▶ [Directive] Copy out each line exactly; pictures stay out of the copy.
START
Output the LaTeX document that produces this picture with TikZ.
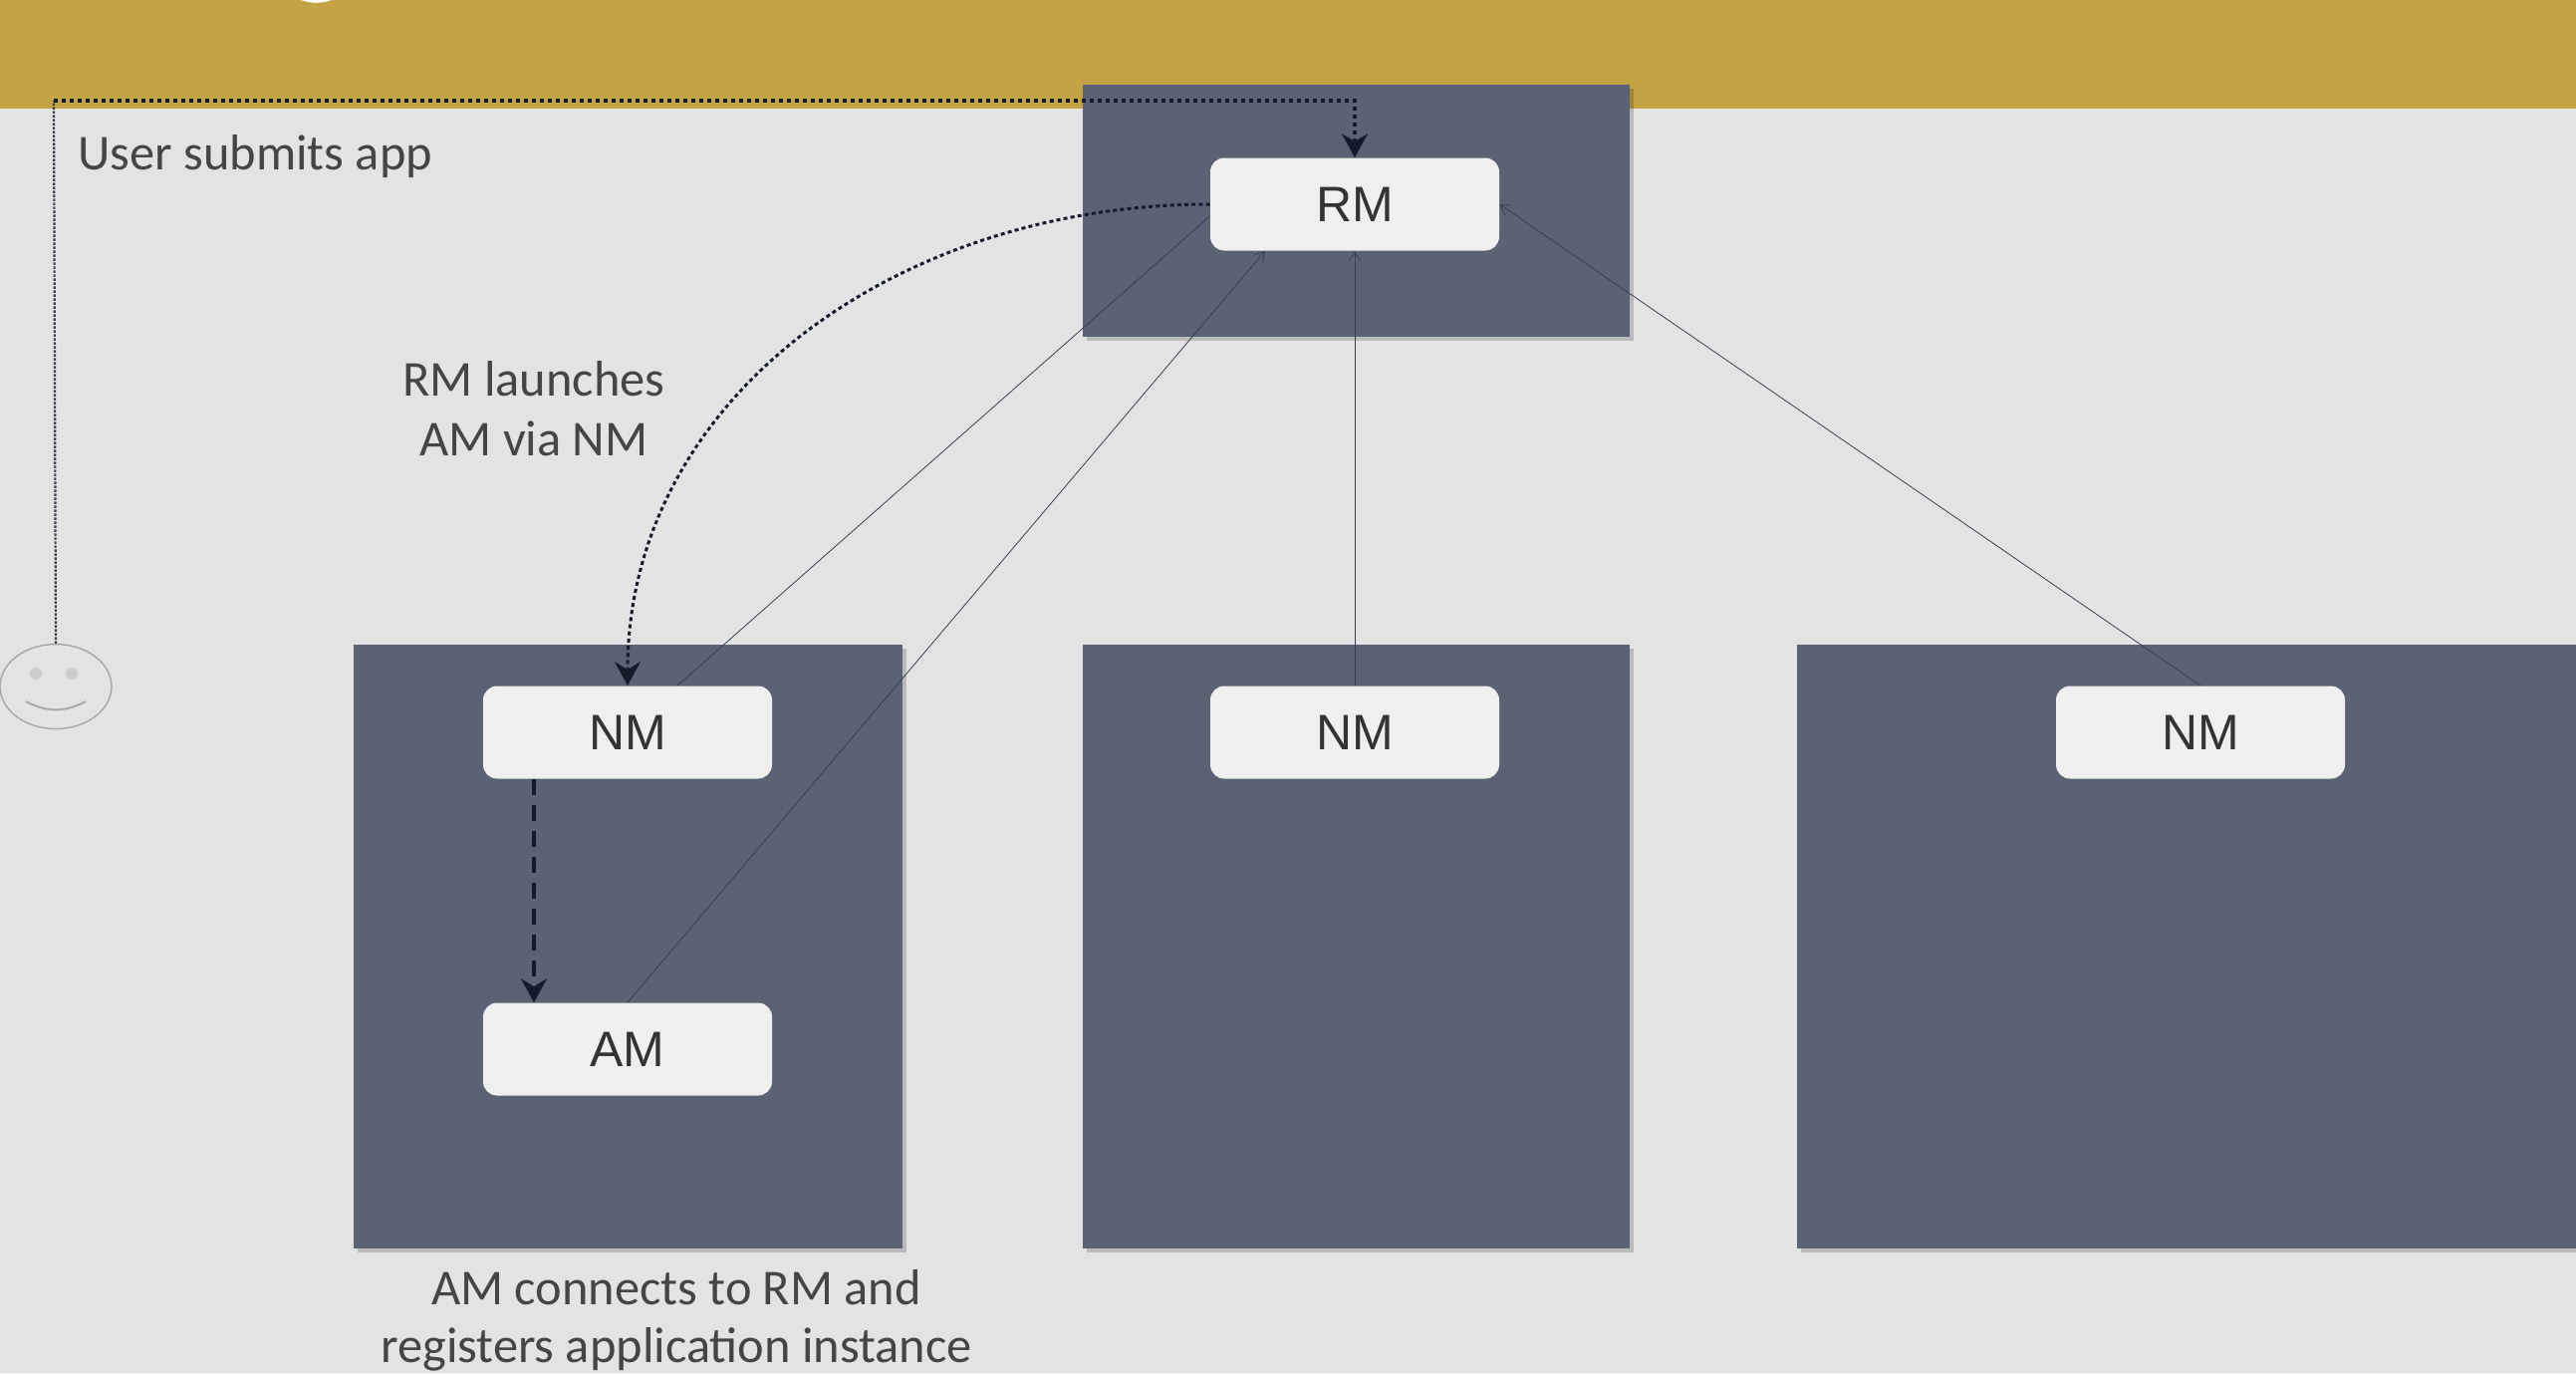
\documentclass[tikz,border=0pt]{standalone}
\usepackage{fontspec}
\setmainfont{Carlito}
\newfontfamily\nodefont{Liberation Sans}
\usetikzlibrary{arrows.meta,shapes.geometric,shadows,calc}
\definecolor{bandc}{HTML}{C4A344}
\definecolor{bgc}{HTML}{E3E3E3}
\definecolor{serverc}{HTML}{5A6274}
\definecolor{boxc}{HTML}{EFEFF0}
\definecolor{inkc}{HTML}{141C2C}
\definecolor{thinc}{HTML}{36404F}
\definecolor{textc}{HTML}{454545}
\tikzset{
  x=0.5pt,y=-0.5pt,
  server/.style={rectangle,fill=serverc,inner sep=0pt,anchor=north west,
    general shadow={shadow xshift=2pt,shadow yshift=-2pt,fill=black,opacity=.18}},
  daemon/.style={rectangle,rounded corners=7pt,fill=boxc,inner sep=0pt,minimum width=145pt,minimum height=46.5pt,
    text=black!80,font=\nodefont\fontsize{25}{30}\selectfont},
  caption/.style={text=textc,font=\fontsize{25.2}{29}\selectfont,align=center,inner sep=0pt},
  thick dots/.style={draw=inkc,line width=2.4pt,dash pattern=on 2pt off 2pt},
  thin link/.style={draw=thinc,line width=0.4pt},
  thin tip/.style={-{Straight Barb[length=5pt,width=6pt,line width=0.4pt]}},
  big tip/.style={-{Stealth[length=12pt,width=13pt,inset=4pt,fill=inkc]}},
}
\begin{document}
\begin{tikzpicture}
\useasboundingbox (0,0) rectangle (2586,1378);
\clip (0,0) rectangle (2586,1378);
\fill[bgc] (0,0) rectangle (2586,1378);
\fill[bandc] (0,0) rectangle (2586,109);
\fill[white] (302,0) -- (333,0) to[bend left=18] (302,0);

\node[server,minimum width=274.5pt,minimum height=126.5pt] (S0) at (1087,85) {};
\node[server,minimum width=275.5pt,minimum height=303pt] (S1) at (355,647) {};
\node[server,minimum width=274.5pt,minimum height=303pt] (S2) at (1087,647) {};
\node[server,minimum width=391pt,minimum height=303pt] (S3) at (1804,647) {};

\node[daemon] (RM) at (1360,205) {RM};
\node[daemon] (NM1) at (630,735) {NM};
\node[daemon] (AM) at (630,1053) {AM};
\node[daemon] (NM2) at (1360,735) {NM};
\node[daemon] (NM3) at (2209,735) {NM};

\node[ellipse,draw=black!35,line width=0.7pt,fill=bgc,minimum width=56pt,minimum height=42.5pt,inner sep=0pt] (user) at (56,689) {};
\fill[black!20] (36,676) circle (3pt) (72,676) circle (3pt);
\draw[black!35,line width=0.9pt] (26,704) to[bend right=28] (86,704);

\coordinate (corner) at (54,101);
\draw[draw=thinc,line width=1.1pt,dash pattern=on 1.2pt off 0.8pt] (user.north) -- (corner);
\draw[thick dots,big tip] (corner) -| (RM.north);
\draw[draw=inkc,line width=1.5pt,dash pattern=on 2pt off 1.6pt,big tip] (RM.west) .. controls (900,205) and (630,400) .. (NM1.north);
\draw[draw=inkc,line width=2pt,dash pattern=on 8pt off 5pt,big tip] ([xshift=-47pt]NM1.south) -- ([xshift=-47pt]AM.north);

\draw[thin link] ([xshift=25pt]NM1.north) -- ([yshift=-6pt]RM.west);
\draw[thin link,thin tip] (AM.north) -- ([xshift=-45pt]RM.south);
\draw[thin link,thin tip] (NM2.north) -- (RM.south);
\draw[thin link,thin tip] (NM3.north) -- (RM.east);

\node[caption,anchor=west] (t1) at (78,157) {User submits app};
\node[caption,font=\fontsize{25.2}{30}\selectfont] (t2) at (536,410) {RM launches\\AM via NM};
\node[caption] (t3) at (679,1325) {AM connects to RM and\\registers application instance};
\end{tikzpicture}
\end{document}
END
▶ [Exercise response]
Output the LaTeX document that produces this picture with TikZ.
\documentclass[tikz,border=0pt]{standalone}
\usepackage{fontspec}
\setmainfont{Carlito}
\newfontfamily\nodefont{Liberation Sans}
\usetikzlibrary{arrows.meta,shapes.geometric,shadows,calc}
\definecolor{bandc}{HTML}{C4A344}
\definecolor{bgc}{HTML}{E3E3E3}
\definecolor{serverc}{HTML}{5A6274}
\definecolor{boxc}{HTML}{EFEFF0}
\definecolor{inkc}{HTML}{141C2C}
\definecolor{thinc}{HTML}{36404F}
\definecolor{textc}{HTML}{454545}
\tikzset{
  x=0.5pt,y=-0.5pt,
  server/.style={rectangle,fill=serverc,inner sep=0pt,anchor=north west,
    general shadow={shadow xshift=2pt,shadow yshift=-2pt,fill=black,opacity=.18}},
  daemon/.style={rectangle,rounded corners=7pt,fill=boxc,inner sep=0pt,minimum width=145pt,minimum height=46.5pt,
    text=black!80,font=\nodefont\fontsize{25}{30}\selectfont},
  caption/.style={text=textc,font=\fontsize{25.2}{29}\selectfont,align=center,inner sep=0pt},
  thick dots/.style={draw=inkc,line width=2.4pt,dash pattern=on 2pt off 2pt},
  thin link/.style={draw=thinc,line width=0.4pt},
  thin tip/.style={-{Straight Barb[length=5pt,width=6pt,line width=0.4pt]}},
  big tip/.style={-{Stealth[length=12pt,width=13pt,inset=4pt,fill=inkc]}},
}
\begin{document}
\begin{tikzpicture}
\useasboundingbox (0,0) rectangle (2586,1378);
\clip (0,0) rectangle (2586,1378);
\fill[bgc] (0,0) rectangle (2586,1378);
\fill[bandc] (0,0) rectangle (2586,109);
\fill[white] (302,0) -- (333,0) to[bend left=18] (302,0);

\node[server,minimum width=274.5pt,minimum height=126.5pt] (S0) at (1087,85) {};
\node[server,minimum width=275.5pt,minimum height=303pt] (S1) at (355,647) {};
\node[server,minimum width=274.5pt,minimum height=303pt] (S2) at (1087,647) {};
\node[server,minimum width=391pt,minimum height=303pt] (S3) at (1804,647) {};

\node[daemon] (RM) at (1360,205) {RM};
\node[daemon] (NM1) at (630,735) {NM};
\node[daemon] (AM) at (630,1053) {AM};
\node[daemon] (NM2) at (1360,735) {NM};
\node[daemon] (NM3) at (2209,735) {NM};

\node[ellipse,draw=black!35,line width=0.7pt,fill=bgc,minimum width=56pt,minimum height=42.5pt,inner sep=0pt] (user) at (56,689) {};
\fill[black!20] (36,676) circle (3pt) (72,676) circle (3pt);
\draw[black!35,line width=0.9pt] (26,704) to[bend right=28] (86,704);

\coordinate (corner) at (54,101);
\draw[draw=thinc,line width=1.1pt,dash pattern=on 1.2pt off 0.8pt] (user.north) -- (corner);
\draw[thick dots,big tip] (corner) -| (RM.north);
\draw[draw=inkc,line width=1.5pt,dash pattern=on 2pt off 1.6pt,big tip] (RM.west) .. controls (900,205) and (630,400) .. (NM1.north);
\draw[draw=inkc,line width=2pt,dash pattern=on 8pt off 5pt,big tip] ([xshift=-47pt]NM1.south) -- ([xshift=-47pt]AM.north);

\draw[thin link] ([xshift=25pt]NM1.north) -- ([yshift=-6pt]RM.west);
\draw[thin link,thin tip] (AM.north) -- ([xshift=-45pt]RM.south);
\draw[thin link,thin tip] (NM2.north) -- (RM.south);
\draw[thin link,thin tip] (NM3.north) -- (RM.east);

\node[caption,anchor=west] (t1) at (78,157) {User submits app};
\node[caption,font=\fontsize{25.2}{30}\selectfont] (t2) at (536,410) {RM launches\\AM via NM};
\node[caption] (t3) at (679,1325) {AM connects to RM and\\registers application instance};
\end{tikzpicture}
\end{document}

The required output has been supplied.